Im assuming you were refering to the restore from image file, unfortunately i do not have an image file to use. Is there any available on the internet or is there some other way to do it? I called dell asking for a new reinstallation disk (which i lost when moving house) and they said i cannot get a new one because i purchased my laptop from the UK and would need to get one sent over from the UK if they had that service available.


----------



## reventon (Oct 16, 2009)

*Re: BSOD, Dell studio 1555 slow laptop*

Do you know if the Studio 1555 was sold where you are now?

If so, then you should be able to use the reinstallation disk for the local version to reinstall yours. The difficult part will be dealing with Dell given your computer was purchased in a different country. I do suggest that you try again, even if you have to work your way up the call center ladder to get someone who will make it happen.

An alternative would be to buy and install a new copy of Windows. It would work perfectly fine, you just have to install the Dell drivers manually. The downside is that it costs you more than getting new discs from Dell.


----------



## owain (Oct 26, 2009)

*Re: BSOD, Dell studio 1555 slow laptop*

Thankyou for your help i will call Dell UK back when they are open, if that doesnt work i will buy a new version of windows 7.


----------



## reventon (Oct 16, 2009)

*Re: BSOD, Dell studio 1555 slow laptop*



owain said:


> Thankyou for your help i will call Dell UK back when they are open, if that doesnt work i will buy a new version of windows 7.
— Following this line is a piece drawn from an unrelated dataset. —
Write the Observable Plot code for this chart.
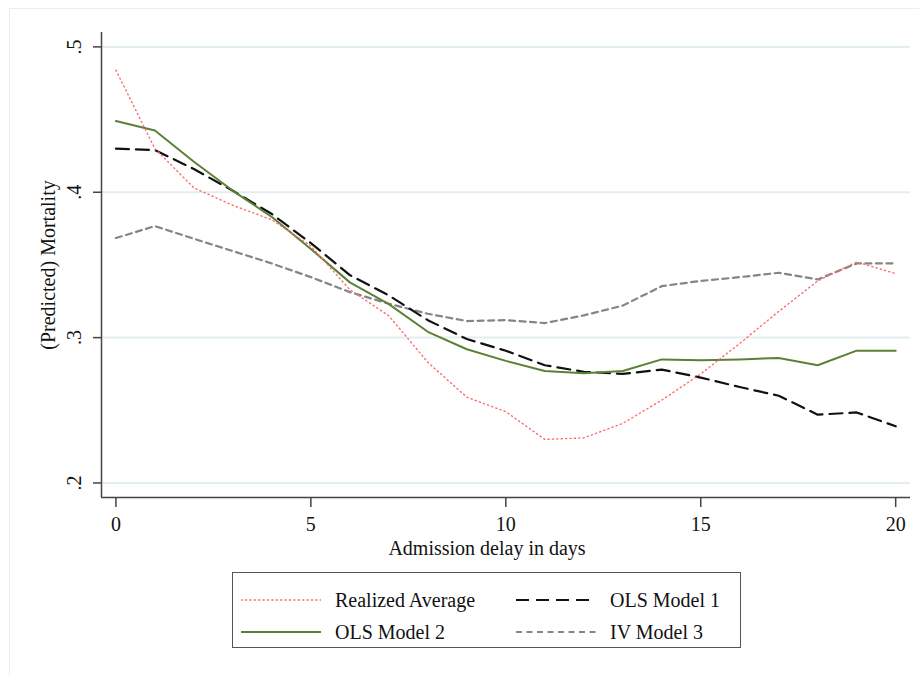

Call your local Dell helpline not the UK one. Say what model you have, avoid mentioning that you bought it overseas if possible, and see if they are willing to send out the reinstallation discs.


----------



## owain (Oct 26, 2009)

You cant avoid them knowing where you bought it from because when you call up it has an automated message asking you to input your 9 - 11 digit service code, which when i type mine in it says it is not in their database asks me to key it in again and then sends me to someone and he / she then asks for the service code which he then somehow knows that i purchased it from UK.


----------



## reventon (Oct 16, 2009)

You must have friends/family in the UK still? Get it sent to them, they can forward it to you via physical or electronic means.


----------



## owain (Oct 26, 2009)

Haha, yes i cant believe i didnt think of that, again thankyou so much for your help much appreciated.


----------